Task to carry out >> Retype the whole listing, please, keeping every line exact and dropping the pictures.

Data lines >>
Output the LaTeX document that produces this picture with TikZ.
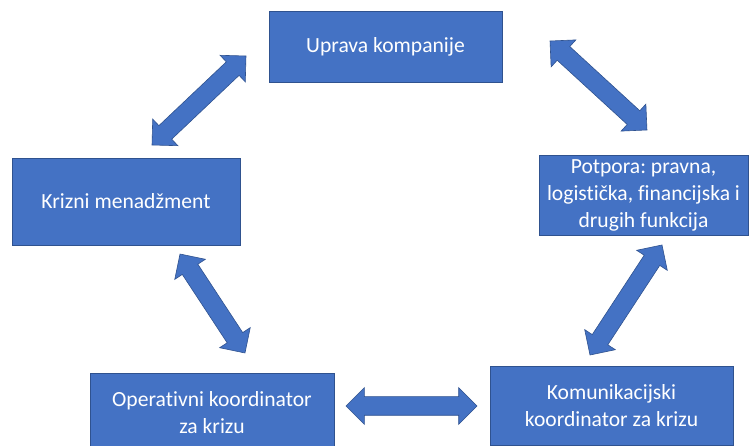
\documentclass[tikz,border=0pt]{standalone}
\usepackage{fontspec}
\setmainfont{Carlito}[Ligatures=CommonOff]
\usetikzlibrary{calc,shapes.arrows}

\definecolor{boxblue}{HTML}{4472C4}
\definecolor{edgeblue}{HTML}{2F528F}

% fat double arrow between two named points
\newcommand{\fatarrow}[2]{%
  \path let \p1=($(#2)-(#1)$), \n1={atan2(\y1,\x1)}, \n2={veclen(\x1,\y1)} in
    node[fat, rotate=\n1, minimum height=\n2] at ($(#1)!0.5!(#2)$) {};}

\begin{document}
\frenchspacing
\begin{tikzpicture}[x=1pt, y=-1pt,
  box/.style={draw=edgeblue, line width=0.8pt, fill=boxblue, text=white, align=center,
    font=\fontsize{21.6}{27}\selectfont, inner sep=0pt},
  fat/.style={double arrow, draw=edgeblue, line width=0.6pt, fill=boxblue,
    inner xsep=0pt, inner ysep=9pt, double arrow head extend=9pt, minimum width=0pt}]
  \clip (0,0) rectangle (753,446);
  \fill[white] (0,0) rectangle (753,446);

  \node[box, minimum width=233pt, minimum height=71pt] (uprava) at (385.5,46.5) {Uprava kompanije};
  \node[box, minimum width=228pt, minimum height=87pt] (krizni) at (126,201.5) {Krizni menad\v{z}ment};
  \node[box, minimum width=209pt, minimum height=80pt] (potpora) at (643.5,195) {Potpora: pravna,\\logisti\v{c}ka, financijska i\\drugih funkcija};
  \node[box, minimum width=244pt, minimum height=80pt] (operativni) at (212,413) {Operativni koordinator\\za krizu};
  \node[box, minimum width=243pt, minimum height=79pt] (komunik) at (611.5,405.5) {Komunikacijski\\koordinator za krizu};

  % arrow ends
  \coordinate (k-u) at (152,145);  \coordinate (u-k) at (246,56);
  \coordinate (u-p) at (550,41);   \coordinate (p-u) at (647,130);
  \coordinate (p-c) at (662,245);  \coordinate (c-p) at (590,355);
  \coordinate (k-o) at (180,254);  \coordinate (o-k) at (245,353);
  \coordinate (o-c) at (346,406);  \coordinate (c-o) at (477,406);

  \fatarrow{k-u}{u-k}
  \fatarrow{u-p}{p-u}
  \fatarrow{c-p}{p-c}
  \fatarrow{k-o}{o-k}
  \fatarrow{o-c}{c-o}
\end{tikzpicture}
\end{document}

Result for this task >>
Output the LaTeX document that produces this picture with TikZ.
\documentclass[tikz,border=0pt]{standalone}
\usepackage{fontspec}
\setmainfont{Carlito}[Ligatures=CommonOff]
\usetikzlibrary{calc,shapes.arrows}

\definecolor{boxblue}{HTML}{4472C4}
\definecolor{edgeblue}{HTML}{2F528F}

% fat double arrow between two named points
\newcommand{\fatarrow}[2]{%
  \path let \p1=($(#2)-(#1)$), \n1={atan2(\y1,\x1)}, \n2={veclen(\x1,\y1)} in
    node[fat, rotate=\n1, minimum height=\n2] at ($(#1)!0.5!(#2)$) {};}

\begin{document}
\frenchspacing
\begin{tikzpicture}[x=1pt, y=-1pt,
  box/.style={draw=edgeblue, line width=0.8pt, fill=boxblue, text=white, align=center,
    font=\fontsize{21.6}{27}\selectfont, inner sep=0pt},
  fat/.style={double arrow, draw=edgeblue, line width=0.6pt, fill=boxblue,
    inner xsep=0pt, inner ysep=9pt, double arrow head extend=9pt, minimum width=0pt}]
  \clip (0,0) rectangle (753,446);
  \fill[white] (0,0) rectangle (753,446);

  \node[box, minimum width=233pt, minimum height=71pt] (uprava) at (385.5,46.5) {Uprava kompanije};
  \node[box, minimum width=228pt, minimum height=87pt] (krizni) at (126,201.5) {Krizni menad\v{z}ment};
  \node[box, minimum width=209pt, minimum height=80pt] (potpora) at (643.5,195) {Potpora: pravna,\\logisti\v{c}ka, financijska i\\drugih funkcija};
  \node[box, minimum width=244pt, minimum height=80pt] (operativni) at (212,413) {Operativni koordinator\\za krizu};
  \node[box, minimum width=243pt, minimum height=79pt] (komunik) at (611.5,405.5) {Komunikacijski\\koordinator za krizu};

  % arrow ends
  \coordinate (k-u) at (152,145);  \coordinate (u-k) at (246,56);
  \coordinate (u-p) at (550,41);   \coordinate (p-u) at (647,130);
  \coordinate (p-c) at (662,245);  \coordinate (c-p) at (590,355);
  \coordinate (k-o) at (180,254);  \coordinate (o-k) at (245,353);
  \coordinate (o-c) at (346,406);  \coordinate (c-o) at (477,406);

  \fatarrow{k-u}{u-k}
  \fatarrow{u-p}{p-u}
  \fatarrow{c-p}{p-c}
  \fatarrow{k-o}{o-k}
  \fatarrow{o-c}{c-o}
\end{tikzpicture}
\end{document}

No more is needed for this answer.